After all, they are bright and new, they are modern, they are flexible, they are replacing something that is ageing and no longer able to do its job, and as a result, London will be safer. They are also going to be buried in the ground! Well, is that a prophetic picture or not?
Whilst it is true that many of those things can be said about fresh expressions of church / New Church / emerging church (whatever you want to call it) compared to some of our experiences of the past, is this true and fair? Are we just about being new, sparkly and shiny, flexible and creating a safer place?
As I have been in prayer over these past weeks, I have become aware that the pipes can be a picture of the church. But for me, the significance of that picture is that these pipes, whatever they are like, are there to be carriers of gas.
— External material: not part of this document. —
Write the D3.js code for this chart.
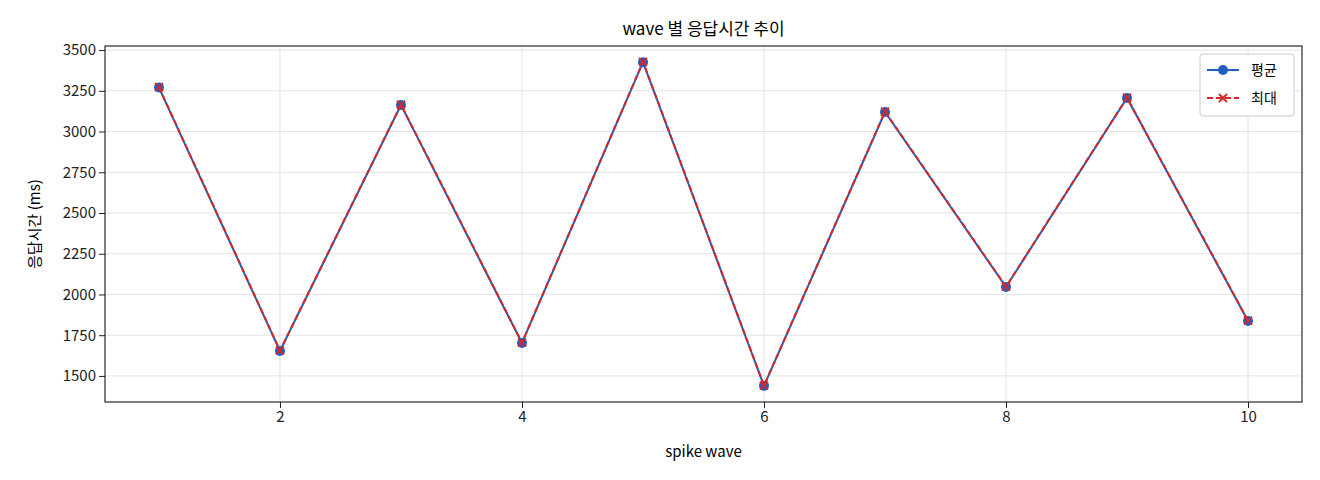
<!DOCTYPE html>
<html><head><meta charset="utf-8">
<script src="https://cdn.jsdelivr.net/npm/d3@7"></script>
<style>
body{margin:0;background:#fff;font-family:"Noto Sans CJK KR","DejaVu Sans",sans-serif;}
text{font-family:"Noto Sans CJK KR","DejaVu Sans",sans-serif;}
</style></head>
<body><svg id="c" width="1320" height="480"></svg>
<script>
var waves = [1,2,3,4,5,6,7,8,9,10];
var avgMs = [3270,1653,3163,1702,3426,1439,3120,2046,3206,1837];
var maxMs = [3272,1655,3165,1704,3428,1441,3122,2048,3208,1839];
var xTicks = [2,4,6,8,10];
var yTicks = [1500,1750,2000,2250,2500,2750,3000,3250,3500];

var svg = d3.select("#c");
var L=105,R=1302,T=46,B=402;
var x = d3.scaleLinear().domain([0.554,10.446]).range([L,R]);
var y = d3.scaleLinear().domain([1340,3525]).range([B,T]);

// grid
svg.append("g").selectAll("line").data(xTicks).join("line")
  .attr("x1",d=>x(d)).attr("x2",d=>x(d)).attr("y1",T).attr("y2",B)
  .attr("stroke","#e3e3e3");
svg.append("g").selectAll("line").data(yTicks).join("line")
  .attr("x1",L).attr("x2",R).attr("y1",d=>y(d)).attr("y2",d=>y(d))
  .attr("stroke","#e3e3e3");

var xa = svg.append("g").attr("transform","translate(0,"+B+")")
  .call(d3.axisBottom(x).tickValues(xTicks).tickFormat(d3.format("d")).tickSizeOuter(0));
var ya = svg.append("g").attr("transform","translate("+L+",0)")
  .call(d3.axisLeft(y).tickValues(yTicks).tickFormat(d3.format("d")).tickSizeOuter(0));
[xa,ya].forEach(function(a){
  a.select(".domain").remove();
  a.selectAll("text").attr("font-size",15).attr("fill","#222");
  a.selectAll("line").attr("stroke","#222");
});
svg.append("rect").attr("x",L).attr("y",T).attr("width",R-L).attr("height",B-T)
  .attr("fill","none").attr("stroke","#000");

var line = d3.line().x((d,i)=>x(waves[i])).y(d=>y(d));
var blue="#1f5fbf", red="#d62728";
svg.append("path").datum(avgMs).attr("d",line).attr("fill","none").attr("stroke",blue).attr("stroke-width",2);
svg.selectAll(".dot").data(avgMs).join("circle").attr("cx",(d,i)=>x(waves[i])).attr("cy",d=>y(d))
  .attr("r",5).attr("fill",blue);
svg.append("path").datum(maxMs).attr("d",line).attr("fill","none").attr("stroke",red)
  .attr("stroke-width",2).attr("stroke-dasharray","6,3");
function cross(g,cx,cy){
  g.append("path").attr("d","M"+(cx-4)+","+(cy-4)+"L"+(cx+4)+","+(cy+4)+"M"+(cx-4)+","+(cy+4)+"L"+(cx+4)+","+(cy-4))
   .attr("stroke",red).attr("stroke-width",1.8);
}
var cg=svg.append("g");
maxMs.forEach(function(d,i){cross(cg,x(waves[i]),y(d));});

svg.append("text").attr("x",(L+R)/2).attr("y",35).attr("text-anchor","middle").attr("font-size",17).text("wave 별 응답시간 추이");
svg.append("text").attr("x",(L+R)/2).attr("y",457).attr("text-anchor","middle").attr("font-size",15).text("spike wave");
svg.append("text").attr("transform","translate(40,"+((T+B)/2)+") rotate(-90)").attr("text-anchor","middle").attr("font-size",15).text("응답시간 (ms)");

// legend
var lg=svg.append("g").attr("transform","translate(1200,54)");
lg.append("rect").attr("width",94).attr("height",62).attr("rx",3).attr("fill","#fff").attr("stroke","#ccc");
lg.append("line").attr("x1",7).attr("x2",39).attr("y1",16).attr("y2",16).attr("stroke",blue).attr("stroke-width",2);
lg.append("circle").attr("cx",23).attr("cy",16).attr("r",5).attr("fill",blue);
lg.append("text").attr("x",51).attr("y",21).attr("font-size",14).text("평균");
lg.append("line").attr("x1",7).attr("x2",39).attr("y1",44).attr("y2",44).attr("stroke",red).attr("stroke-width",2).attr("stroke-dasharray","6,3");
cross(lg,23,44);
lg.append("text").attr("x",51).attr("y",49).attr("font-size",14).text("최대");
</script></body></html>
There were problems with the connection to our house, and as a consequence we were without gas for almost four days. I didn't realise the source of the problem at first, and so was trying to discover the reason why the boiler wasn't working! I felt rather a plonker when I realised that it wasn't working because it was disconnected from the supply of power!
And that is for me precisely where this prophetic picture comes into play. In all of our brightness, snazziness, flexibility … are we truly carriers of the source of power?
The other day, one of my friends from another church who has been in the area all his life, reminded me of the Jeffreys brothers' meetings in the Royal Albert Hall 55 years ago. As George Jeffreys walked from the back of the auditorium, the power of God was so present that people all around him were healed. This isn't unique to London 60 years ago; there are places around the world where this happens today.
I guess my challenge to myself, as much as it is to you, is: 'Despite all our initiatives, are we carriers of the power and the love of God? Do we carry the truth, supernatural power, and love through service, which is at the heart of the Godhead?'
Of course we need to be relevant, we need to be connected, we need to get away from the obscure – many have been saying this for years. But as we strain for the relevant connectedness of the presentation of the Good News of Jesus today, for which many stand in the fresh expressions of church movement, let us not lose sight of the fact that we are carriers of the power and love of God, unless we become rapidly irrelevant in our own way.